Mannequins and fashion dolls remained popular among the rich and powerful right up to the 18th century. These ranged in size from about 30 centimetres tall to life size.
For example, the Roman Emperor Nero’s wife used a mannequin to model her clothing. In 1391, Charles IV of Spain shipped a life-sized doll, dressed in the style of the French court, to the Queen of England as part of ongoing peace negotiations. Henry IV (who ruled from 1399 to 1413) sent miniature, elegantly-attired dolls to the de Medici women in Florence to update them on English fashion trends.
After the French Revolution (1789), expensive fashion dolls were replaced by cheap dress forms made of wicker or, from 1835, from wire.

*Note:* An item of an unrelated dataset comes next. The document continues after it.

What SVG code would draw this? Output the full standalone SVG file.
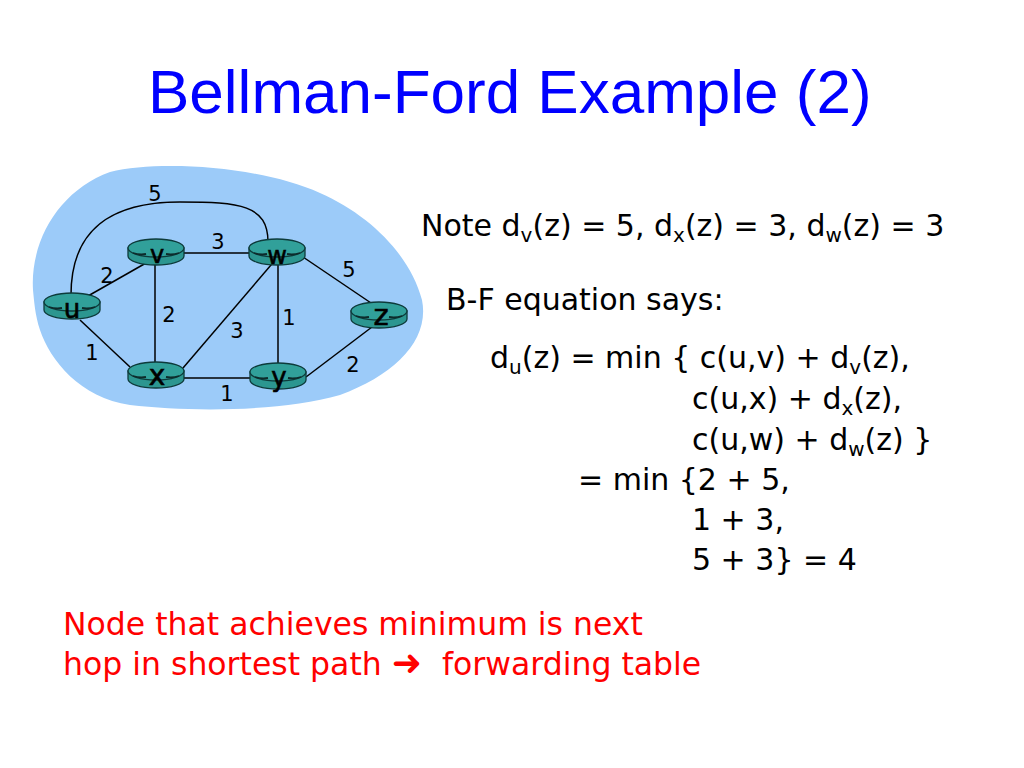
<svg xmlns="http://www.w3.org/2000/svg" width="1024" height="768" viewBox="0 0 1024 768">
<style>
.title{font-family:"Liberation Sans",Arial,sans-serif;font-size:62px;fill:#0000ff}
.txt{font-family:"DejaVu Sans","Liberation Sans",sans-serif;font-size:30px;fill:#000}
.sub{font-size:20px}
.red{font-family:"DejaVu Sans","Liberation Sans",sans-serif;font-size:31.5px;fill:#ff0000}
.w{font-family:"DejaVu Sans","Liberation Sans",sans-serif;font-size:21px;fill:#000;text-anchor:middle}
.nl{font-family:"DejaVu Sans","Liberation Sans",sans-serif;fill:#000;text-anchor:middle;stroke:#000;stroke-width:0.6}
.edge{stroke:#000;stroke-width:1.5;fill:none}
.body{fill:#2c9690;stroke:#0d3b3b;stroke-width:1.3}
.top{fill:#31a09a;stroke:#0d3b3b;stroke-width:1.3}
.dash{stroke:#0d2b2b;stroke-width:1.8;fill:none}
</style>
<rect width="1024" height="768" fill="#fff"/>
<text class="title" x="148" y="113">Bellman-Ford Example (2)</text>
<path d="M33,290 C30,240 60,190 110,172 C160,160 260,166 320,193 C370,215 410,255 422,300 C430,340 395,375 340,395 C280,412 190,412 130,405 C80,398 50,360 40,330 C35,315 34,300 33,290 Z" fill="#9ccbf9"/>
<g id="connectors">
<path class="edge" d="M71,295 C71,230 110,202 180,202 C240,202 268,205 268,242"/>
<line class="edge" x1="88" y1="296" x2="146" y2="263"/>
<line class="edge" x1="184" y1="253" x2="250" y2="253"/>
<line class="edge" x1="155" y1="262" x2="155" y2="366"/>
<line class="edge" x1="80" y1="320" x2="130" y2="367"/>
<line class="edge" x1="183" y1="368" x2="277" y2="258"/>
<line class="edge" x1="278" y1="258" x2="278" y2="368"/>
<line class="edge" x1="303" y1="257" x2="374" y2="305"/>
<line class="edge" x1="184" y1="378" x2="250" y2="378"/>
<line class="edge" x1="306" y1="377" x2="372" y2="327"/>
<text class="w" x="155" y="201">5</text>
<text class="w" x="218" y="249">3</text>
<text class="w" x="107" y="283">2</text>
<text class="w" x="169" y="322">2</text>
<text class="w" x="92" y="360">1</text>
<text class="w" x="237" y="338">3</text>
<text class="w" x="289" y="325">1</text>
<text class="w" x="349" y="277">5</text>
<text class="w" x="227" y="401">1</text>
<text class="w" x="353" y="372">2</text>
</g>
<defs>
<g id="router">
<path class="body" d="M-28,0 L-28,8 A28,9 0 0 0 28,8 L28,0 Z"/>
<ellipse class="top" cx="0" cy="0" rx="28" ry="9"/>
<path class="dash" d="M-23,5 Q-17,7 -10,6 M10,6 Q17,7 23,5"/>
</g>
</defs>
<g id="node-u"><use href="#router" x="72" y="302"/><text class="nl" x="72" y="318" font-size="26">u</text></g>
<g id="node-v"><use href="#router" x="156" y="248"/><text class="nl" x="157" y="263" font-size="24">v</text></g>
<g id="node-w"><use href="#router" x="277" y="248"/><text class="nl" x="277" y="264" font-size="24">w</text></g>
<g id="node-x"><use href="#router" x="156" y="371"/><text class="nl" x="157" y="385" font-size="28">x</text></g>
<g id="node-y"><use href="#router" x="278" y="372"/><text class="nl" x="279" y="386" font-size="26">y</text></g>
<g id="node-z"><use href="#router" x="379" y="311"/><text class="nl" x="381" y="325" font-size="29">z</text></g>
<text class="txt" x="421" y="236">Note d<tspan class="sub" dy="6">v</tspan><tspan dy="-6">(z) = 5, d</tspan><tspan class="sub" dy="6">x</tspan><tspan dy="-6">(z) = 3, d</tspan><tspan class="sub" dy="6">w</tspan><tspan dy="-6">(z) = 3</tspan></text>
<text class="txt" x="446" y="310">B-F equation says:</text>
<text class="txt" x="490" y="368">d<tspan class="sub" dy="6">u</tspan><tspan dy="-6">(z) = min { c(u,v) + d</tspan><tspan class="sub" dy="6">v</tspan><tspan dy="-6">(z),</tspan></text>
<text class="txt" x="692" y="409">c(u,x) + d<tspan class="sub" dy="6">x</tspan><tspan dy="-6">(z),</tspan></text>
<text class="txt" x="692" y="450">c(u,w) + d<tspan class="sub" dy="6">w</tspan><tspan dy="-6">(z) }</tspan></text>
<text class="txt" x="578" y="490">= min {2 + 5,</text>
<text class="txt" x="692" y="530">1 + 3,</text>
<text class="txt" x="692" y="570">5 + 3}<tspan x="803">= 4</tspan></text>
<text class="red" x="63" y="635">Node that achieves minimum is next</text>
<text class="red" x="63" y="675" xml:space="preserve">hop in shortest path <tspan font-size="36">➜</tspan>  forwarding table</text>
</svg>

As consumer goods became commonly available after the Industrial Revolution, shopkeepers wanted an eye-catching way to display their goods in their newly invented plate-glass windows. Their need was met with wax mannequins. By 1870, female wax mannequins were available in three poses – left foot forward, right foot forward or feet together – for $15 (about the cost of renting a cottage for a month). They came with false teeth, glass eyes and real hair. Their feet were made of iron to keep them upright and their arms and legs were usually wood.
Did you know?
In 1898, L Frank Baum, who later wrote the Wizard of Oz, was fascinated by these mannequins. He wrote that “Without such displays, the merchant sinks into oblivion. The busy world forgets him and he is left to himself to rust, vegetate or fail ignominiously”.
It may well be that idea for the scarecrow and tin man in the Wizard of Oz came from L Frank Baum imagining mannequins coming to life.
But there were some major problems with wax mannequins – they were hard to keep clean, they broke easily and, worst of all, they melted!